Some people who entered childcare in the past decade did so not for any great wish to work with children, but because the training requirements matched their own academic results. And, in turn, those workers are largely poorly-paid, with little incentive to do a job above and beyond the basics. What was once regarded as a caring profession is now, for many, regarded as a career, often replete with frustration.

For sure, there is still a large cohort within childcare that has a sense of vocation, but that is no longer regarded as a prerequisite.

Once the business model had been followed, it was inevitable that lip-service had to be paid to regulation.

And what a joke that was.

Last Thursday, Claire O’Sullivan reported, on the front page of the Irish Examiner, on crèche-inspection reports that were published in this newspaper as far back as 2006. Headlines like ‘Every Parent’s Nightmare’ and ‘Shocking and Deplorable’ characterised the verdicts on how the crèches were run.

Politicians, and the public, expressed dismay and, after a while, it blew over.
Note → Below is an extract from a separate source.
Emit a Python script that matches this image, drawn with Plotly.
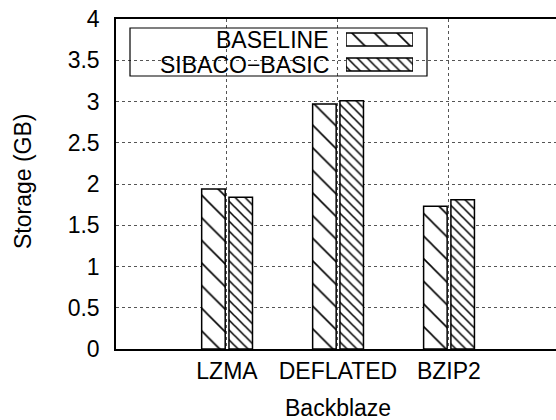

Only when confronted through the medium of TV is the country willing to wake up to reality?

Where to now?

Inspections will be stepped up. Standards may improve. There will, most likely, be some who no longer see it as worth their while to turn a buck in childcare.

But none of that will deliver the kind of model required by a modern, European country that wishes to value the rearing of children.

That requires money, and, unfortunately, now is the worst time to be looking for money.

Most of all, what’s needed is an examination of the values in society, and how those values were skewed during the times of fake wealth. If that can be acknowledged, then, at least, we have arrived at a starting point for providing care for children that matches the rhetoric so often employed about the subject.